Small work chunks

Increase your development team's productivity, quality, and happiness

July 20, 2020

programmingproductivity

3 min read

We’ve been experimenting as a team with shipping the smallest increments of value possible. We are loving the results so far. Work is more enjoyable, work is higher quality, and more work gets done. Here are some of the reasons I think are behind this:

Customer value

Small work chunks ensure you’re providing constant value to your customers. By breaking things down, you deliver value to your customers more consistently and more often. Shipping an increment of value once it’s done captures a massive amount of extra value that compounds over time. Customers love software teams that ship often.

Feedback

If you ship smaller stuff, you can get your customers' feedback on that stuff sooner. You can then apply that feedback earlier, and make a better product long term. All the improvements made due to early feedback compound to create enormous extra value for your customers.

Higher quality

Smaller tickets are higher quality work on average. Since your pull requests are smaller, they’re easier for your developers to code review. There is less friction involved with reviewing (No putting off that massive code review), and better quality feedback will be given in each review. In a large code review, people skip lower priority feedback to avoid feedback exhaustion. Smaller chunks of work (and smaller code changes) avoid this issue, leading to more thorough reviews.

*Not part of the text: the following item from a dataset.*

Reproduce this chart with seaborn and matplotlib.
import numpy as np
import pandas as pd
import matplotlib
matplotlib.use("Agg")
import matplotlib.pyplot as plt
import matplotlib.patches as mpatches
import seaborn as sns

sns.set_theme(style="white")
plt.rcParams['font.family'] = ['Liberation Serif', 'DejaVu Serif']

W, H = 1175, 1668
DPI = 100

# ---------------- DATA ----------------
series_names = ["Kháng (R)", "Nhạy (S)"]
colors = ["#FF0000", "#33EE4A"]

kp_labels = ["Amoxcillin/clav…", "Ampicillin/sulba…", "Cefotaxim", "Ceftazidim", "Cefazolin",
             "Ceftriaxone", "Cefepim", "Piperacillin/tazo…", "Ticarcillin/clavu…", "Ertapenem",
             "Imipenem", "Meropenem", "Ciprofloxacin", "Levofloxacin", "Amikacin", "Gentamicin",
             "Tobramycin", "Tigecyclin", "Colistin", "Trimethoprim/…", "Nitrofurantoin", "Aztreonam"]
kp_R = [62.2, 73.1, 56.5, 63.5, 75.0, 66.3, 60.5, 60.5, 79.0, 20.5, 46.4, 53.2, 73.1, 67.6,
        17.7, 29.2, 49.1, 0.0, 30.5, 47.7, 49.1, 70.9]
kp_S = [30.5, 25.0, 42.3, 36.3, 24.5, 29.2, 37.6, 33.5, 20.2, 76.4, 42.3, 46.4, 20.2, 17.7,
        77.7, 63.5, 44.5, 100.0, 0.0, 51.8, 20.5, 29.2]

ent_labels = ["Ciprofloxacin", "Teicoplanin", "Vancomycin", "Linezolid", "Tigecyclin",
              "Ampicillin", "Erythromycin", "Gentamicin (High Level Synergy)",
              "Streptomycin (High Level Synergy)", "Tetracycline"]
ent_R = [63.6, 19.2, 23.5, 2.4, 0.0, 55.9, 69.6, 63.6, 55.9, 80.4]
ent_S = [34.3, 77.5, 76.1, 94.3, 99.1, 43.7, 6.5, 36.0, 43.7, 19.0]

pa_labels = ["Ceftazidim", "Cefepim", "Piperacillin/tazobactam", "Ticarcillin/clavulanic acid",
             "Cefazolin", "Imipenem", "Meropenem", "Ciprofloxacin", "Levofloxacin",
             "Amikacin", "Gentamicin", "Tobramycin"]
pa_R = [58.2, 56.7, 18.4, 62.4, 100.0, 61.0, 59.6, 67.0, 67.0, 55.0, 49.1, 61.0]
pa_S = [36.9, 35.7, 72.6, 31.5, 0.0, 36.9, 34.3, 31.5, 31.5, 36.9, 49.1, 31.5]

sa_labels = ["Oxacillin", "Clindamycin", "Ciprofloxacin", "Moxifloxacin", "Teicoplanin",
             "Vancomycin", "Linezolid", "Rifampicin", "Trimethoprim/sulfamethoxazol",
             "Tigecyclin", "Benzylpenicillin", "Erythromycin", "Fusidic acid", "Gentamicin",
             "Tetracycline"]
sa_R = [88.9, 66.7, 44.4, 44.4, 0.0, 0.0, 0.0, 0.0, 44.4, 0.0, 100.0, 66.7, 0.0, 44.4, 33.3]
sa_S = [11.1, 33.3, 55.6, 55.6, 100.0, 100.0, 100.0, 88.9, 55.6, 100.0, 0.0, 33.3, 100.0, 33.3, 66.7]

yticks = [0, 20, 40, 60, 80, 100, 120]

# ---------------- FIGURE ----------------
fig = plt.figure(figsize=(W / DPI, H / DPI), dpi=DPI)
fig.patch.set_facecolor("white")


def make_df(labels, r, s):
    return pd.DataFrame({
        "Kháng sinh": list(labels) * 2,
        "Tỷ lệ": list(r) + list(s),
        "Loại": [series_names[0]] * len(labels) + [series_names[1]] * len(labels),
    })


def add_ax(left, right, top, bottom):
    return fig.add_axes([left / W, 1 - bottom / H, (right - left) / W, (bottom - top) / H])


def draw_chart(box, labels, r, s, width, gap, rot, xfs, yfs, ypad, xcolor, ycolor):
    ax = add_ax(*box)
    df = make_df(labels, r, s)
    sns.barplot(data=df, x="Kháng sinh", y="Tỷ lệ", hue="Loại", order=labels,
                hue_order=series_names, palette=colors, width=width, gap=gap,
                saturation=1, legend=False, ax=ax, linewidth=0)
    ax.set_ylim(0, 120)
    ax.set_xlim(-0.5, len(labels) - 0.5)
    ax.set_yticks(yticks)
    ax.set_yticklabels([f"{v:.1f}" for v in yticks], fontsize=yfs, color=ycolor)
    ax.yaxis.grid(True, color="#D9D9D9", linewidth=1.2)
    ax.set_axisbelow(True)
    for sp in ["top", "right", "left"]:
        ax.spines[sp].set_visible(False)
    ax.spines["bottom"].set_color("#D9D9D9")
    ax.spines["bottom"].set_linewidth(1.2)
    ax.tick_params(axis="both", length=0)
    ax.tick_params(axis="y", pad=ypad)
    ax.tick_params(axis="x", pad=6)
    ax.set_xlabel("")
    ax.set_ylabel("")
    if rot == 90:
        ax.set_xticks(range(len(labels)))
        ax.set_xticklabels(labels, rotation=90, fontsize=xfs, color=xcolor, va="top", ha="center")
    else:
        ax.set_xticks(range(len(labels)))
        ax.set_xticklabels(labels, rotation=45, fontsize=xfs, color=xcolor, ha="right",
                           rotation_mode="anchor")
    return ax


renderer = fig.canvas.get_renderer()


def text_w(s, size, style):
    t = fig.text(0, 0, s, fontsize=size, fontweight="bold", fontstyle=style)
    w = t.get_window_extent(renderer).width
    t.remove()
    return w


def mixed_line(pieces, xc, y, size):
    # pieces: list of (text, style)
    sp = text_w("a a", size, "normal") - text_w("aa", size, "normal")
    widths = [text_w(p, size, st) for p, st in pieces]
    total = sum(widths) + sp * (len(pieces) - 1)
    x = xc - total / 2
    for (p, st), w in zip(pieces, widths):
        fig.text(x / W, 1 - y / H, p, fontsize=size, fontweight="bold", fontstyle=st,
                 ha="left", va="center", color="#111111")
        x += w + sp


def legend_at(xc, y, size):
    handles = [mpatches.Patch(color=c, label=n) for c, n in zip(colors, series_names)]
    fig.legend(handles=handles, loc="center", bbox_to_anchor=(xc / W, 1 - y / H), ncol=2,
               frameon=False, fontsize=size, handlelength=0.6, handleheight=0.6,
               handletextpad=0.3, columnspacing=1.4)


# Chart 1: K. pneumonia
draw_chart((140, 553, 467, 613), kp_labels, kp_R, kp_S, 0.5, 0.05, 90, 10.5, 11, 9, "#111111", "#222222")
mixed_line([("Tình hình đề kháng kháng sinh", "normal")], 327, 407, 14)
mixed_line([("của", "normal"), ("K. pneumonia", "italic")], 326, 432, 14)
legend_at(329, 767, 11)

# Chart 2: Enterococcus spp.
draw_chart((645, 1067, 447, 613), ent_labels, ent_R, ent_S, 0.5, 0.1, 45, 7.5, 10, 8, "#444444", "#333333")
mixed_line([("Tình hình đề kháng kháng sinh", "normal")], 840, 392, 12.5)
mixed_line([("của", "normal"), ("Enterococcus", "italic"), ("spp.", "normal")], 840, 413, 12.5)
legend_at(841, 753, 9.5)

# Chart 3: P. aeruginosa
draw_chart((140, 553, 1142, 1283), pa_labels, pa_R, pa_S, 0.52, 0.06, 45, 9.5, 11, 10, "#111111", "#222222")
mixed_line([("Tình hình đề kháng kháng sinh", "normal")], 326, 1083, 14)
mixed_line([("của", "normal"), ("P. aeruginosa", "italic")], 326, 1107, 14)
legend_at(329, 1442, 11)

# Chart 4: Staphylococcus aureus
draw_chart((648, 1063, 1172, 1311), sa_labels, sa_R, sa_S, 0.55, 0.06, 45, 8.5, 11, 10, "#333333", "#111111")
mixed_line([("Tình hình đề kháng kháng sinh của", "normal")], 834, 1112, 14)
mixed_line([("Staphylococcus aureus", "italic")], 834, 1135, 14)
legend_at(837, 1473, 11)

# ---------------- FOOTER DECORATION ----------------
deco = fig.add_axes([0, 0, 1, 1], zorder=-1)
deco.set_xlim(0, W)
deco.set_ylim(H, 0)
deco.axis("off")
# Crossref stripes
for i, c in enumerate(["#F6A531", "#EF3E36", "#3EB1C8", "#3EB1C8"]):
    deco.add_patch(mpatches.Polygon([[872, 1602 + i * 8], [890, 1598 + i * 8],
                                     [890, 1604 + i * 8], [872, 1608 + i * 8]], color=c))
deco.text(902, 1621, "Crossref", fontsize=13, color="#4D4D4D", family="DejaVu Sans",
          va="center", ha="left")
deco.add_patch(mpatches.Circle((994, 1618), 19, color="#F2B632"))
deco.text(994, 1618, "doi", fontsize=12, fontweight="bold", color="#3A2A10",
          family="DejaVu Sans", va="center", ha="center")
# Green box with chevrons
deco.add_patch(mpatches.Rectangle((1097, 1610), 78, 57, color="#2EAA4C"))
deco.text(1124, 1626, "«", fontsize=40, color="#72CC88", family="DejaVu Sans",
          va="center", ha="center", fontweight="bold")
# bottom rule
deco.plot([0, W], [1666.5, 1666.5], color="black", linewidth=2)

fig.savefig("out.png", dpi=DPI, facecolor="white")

Smaller chunks of work let developers focus in on one problem at a time, which means solutions are of higher quality. A piece that might have been a secondary consideration if bundled up in a larger body of work becomes the primary focus, so it’s given more deliberate thought and planning.

More work gets done

Your developers are more productive with smaller chunks. It’s motivating to see your work consistently get shipped. It’s satisfying to continuously drag items to the “done” column. Smaller tickets have less friction associated with them. Developers are happier working on smaller, better defined chunks. All of these things add up to more work shipped overall, with less re-work.

The next time you're dividing up work for your team, consider the smallest possible increment of value and break it down as far as you can. You've gone too far if shipping a piece doesn't add value on its own.

Try it. I think you and your team will love the results.